Monday, March 19, 2018

The Assault (1986)


Academy Awards, USA 1987

Winner
Oscar
Best Foreign Language Film
Netherlands.

Cannon Films
Directed by Fons Rademakers
My rating: 2.5 stars out of 4
IMDb Wikipedia

In the waning days of WWII in the Netherlands, a family struggles to survive the harsh winter. One night, a Nazi collaborator is shot in the street outside their house. They witness neighbors move the body in front of their house, and when the occupying Nazis show up they blame the family for the killing, arrest them and several others, then set the house on fire. Everyone in the family is killed by the Nazis except for a young boy, who is brought to a nearby police station and put in jail. His cell mate, a woman, comforts him, and later turns out to be involved in the murder of the collaborator. The boy grows up, goes to college, gets married and starts a family. However, that long night still haunts him. He meets a man who knows most of the story of who killed the collaborator and why, and the woman in the cell with him turns out to have been his wife.
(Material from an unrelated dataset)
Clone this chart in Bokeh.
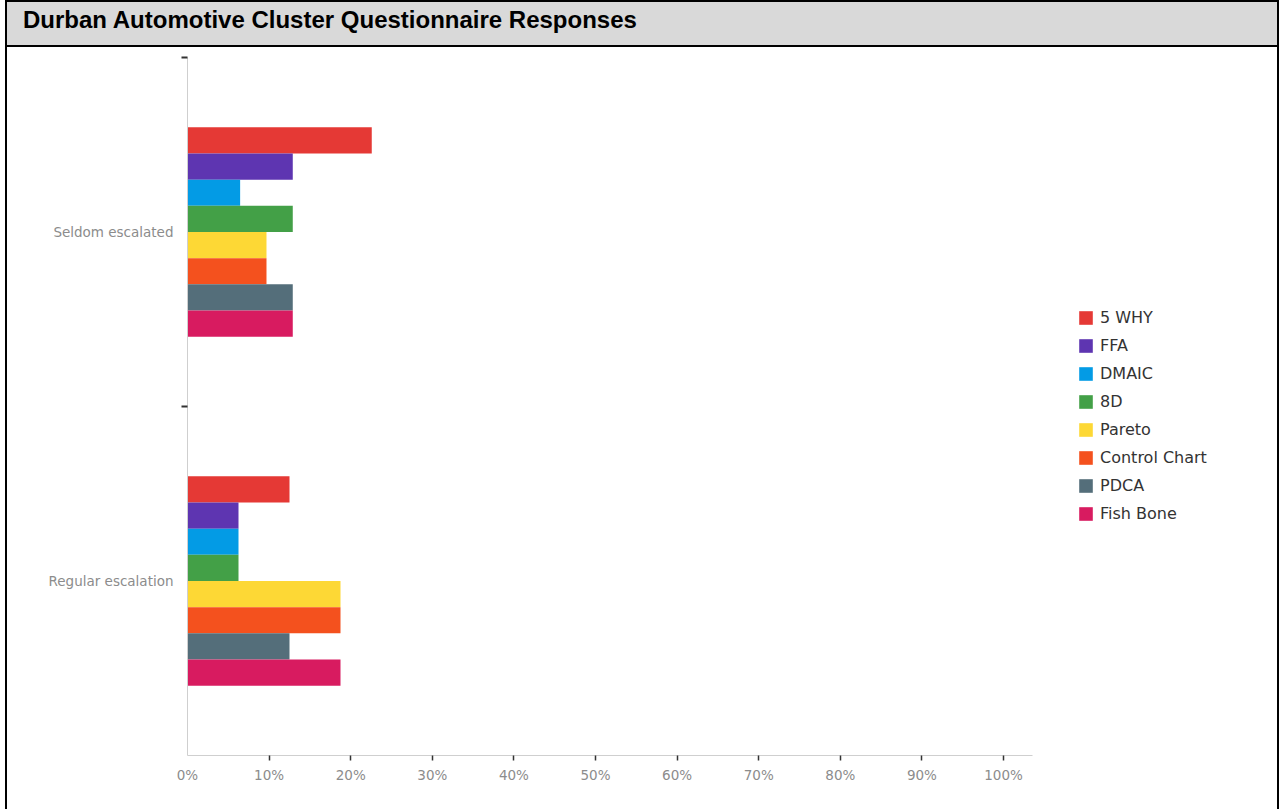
from bokeh.plotting import figure
from bokeh.models import Range1d, FixedTicker, Legend, LegendItem, Div
from bokeh.layouts import column
from bokeh.embed import file_html
from bokeh.resources import INLINE

# --- data -------------------------------------------------------------
title_text = "Durban Automotive Cluster Questionnaire Responses"
categories = ["Regular escalation", "Seldom escalated"]          # bottom -> top
methods = ["5 WHY", "FFA", "DMAIC", "8D", "Pareto", "Control Chart", "PDCA", "Fish Bone"]
colors = ["#e53935", "#5e35b1", "#039be5", "#43a047",
          "#fdd835", "#f4511e", "#546e7a", "#d81b60"]
# share of respondents (%) per method
seldom_escalated = [22.58, 12.90, 6.45, 12.90, 9.68, 9.68, 12.90, 12.90]
regular_escalation = [12.50, 6.25, 6.25, 6.25, 18.75, 18.75, 12.50, 18.75]
x_ticks = [0, 10, 20, 30, 40, 50, 60, 70, 80, 90, 100]

values_by_category = {"Regular escalation": regular_escalation,
                      "Seldom escalated": seldom_escalated}

FONT = "DejaVu Sans"

# --- geometry ---------------------------------------------------------
FIG_W, FIG_H = 1270, 762
FRAME_LEFT, BORDER_RIGHT = 180, 5
AXIS_PX = 845                      # drawn length of the value axis
AXIS_MAX = 103.55                  # value at the end of the axis line
frame_w = FIG_W - FRAME_LEFT - BORDER_RIGHT
x_end = AXIS_MAX * frame_w / AXIS_PX   # frame runs on past the axis to hold the legend

p = figure(width=FIG_W, height=FIG_H, output_backend="svg", toolbar_location=None,
           x_range=Range1d(0, x_end), y_range=Range1d(0, len(categories)),
           min_border_left=FRAME_LEFT, min_border_right=BORDER_RIGHT,
           min_border_top=10, min_border_bottom=54, margin=0)
p.outline_line_color = None
p.xgrid.grid_line_color = None
p.ygrid.grid_line_color = None
p.background_fill_color = "white"
p.border_fill_color = "white"

group_height = 0.6
bar_h = group_height / len(methods)

renderers = []
for i, (m, c) in enumerate(zip(methods, colors)):
    offset = group_height / 2 - bar_h * (i + 0.5)
    ys = [k + 0.5 + offset for k in range(len(categories))]
    xs = [values_by_category[cat][i] for cat in categories]
    r = p.hbar(y=ys, right=xs, left=0, height=bar_h, color=c, line_color=None)
    renderers.append(r)

# x axis
xa = p.xaxis[0]
xa.bounds = (0, AXIS_MAX)
xa.ticker = FixedTicker(ticks=x_ticks, minor_ticks=x_ticks[1:])
xa.major_label_overrides = {t: f"{t}%" for t in x_ticks}
xa.major_tick_line_color = None
xa.major_tick_out = 0
xa.major_tick_in = 0
xa.minor_tick_line_color = "#333333"
xa.minor_tick_line_width = 1.5
xa.minor_tick_out = 5
xa.minor_tick_in = 0
xa.axis_line_color = "#cfcfcf"
xa.major_label_text_font = FONT
xa.major_label_text_font_size = "13.5px"
xa.major_label_text_color = "#8c8c8c"
xa.major_label_standoff = 6

# y axis: labels at category centres, ticks at category boundaries
ya = p.yaxis[0]
ya.ticker = FixedTicker(ticks=[k + 0.5 for k in range(len(categories))],
                        minor_ticks=[k for k in range(1, len(categories) + 1)])
ya.major_label_overrides = {k + 0.5: cat for k, cat in enumerate(categories)}
ya.major_tick_line_color = None
ya.major_tick_out = 0
ya.major_tick_in = 0
ya.minor_tick_line_color = "#333333"
ya.minor_tick_line_width = 2
ya.minor_tick_out = 6
ya.minor_tick_in = 0
ya.axis_line_color = "#cfcfcf"
ya.major_label_text_font = FONT
ya.major_label_text_font_size = "13.5px"
ya.major_label_text_color = "#8c8c8c"
ya.major_label_standoff = 8

legend = Legend(items=[LegendItem(label=m, renderers=[r]) for m, r in zip(methods, renderers)],
                location=(890, 232), orientation="vertical",
                glyph_width=17, glyph_height=17, label_height=19, label_standoff=6,
                spacing=9, padding=0, margin=0,
                border_line_color=None, background_fill_alpha=0,
                label_text_font=FONT, label_text_font_size="16px",
                label_text_color="#333333")
p.add_layout(legend, "center")

header = Div(text=title_text, width=FIG_W, height=45, margin=0,
             styles={"background-color": "#d9d9d9",
                     "border-bottom": "2px solid #000000",
                     "box-sizing": "border-box",
                     "font-family": "'Liberation Sans', Arial, sans-serif",
                     "font-weight": "bold",
                     "font-size": "24px",
                     "color": "#000000",
                     "padding-left": "16px",
                     "line-height": "36px"})

layout = column(header, p, spacing=0, margin=(0, 0, 0, 5),
                styles={"border": "2px solid #000000"})

page_style = "{% block preamble %}<style>html, body { margin: 0; padding: 0; overflow: hidden; }</style>{% endblock %}"

with open("out.html", "w") as f:
    f.write(file_html(layout, INLINE, template=page_style))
More years pass, and now in the early 1980s he participates in an anti-nuke march. There in the vast crowd, by some wild coincidence, he meets the woman who moved the body of the collaborator and she explains her motives. Occasionally moving story but falters in the bigger connections it tries to make between Nazis, Vietnam and the anti-nuke movement. The plot relies too much on implausible coincidences.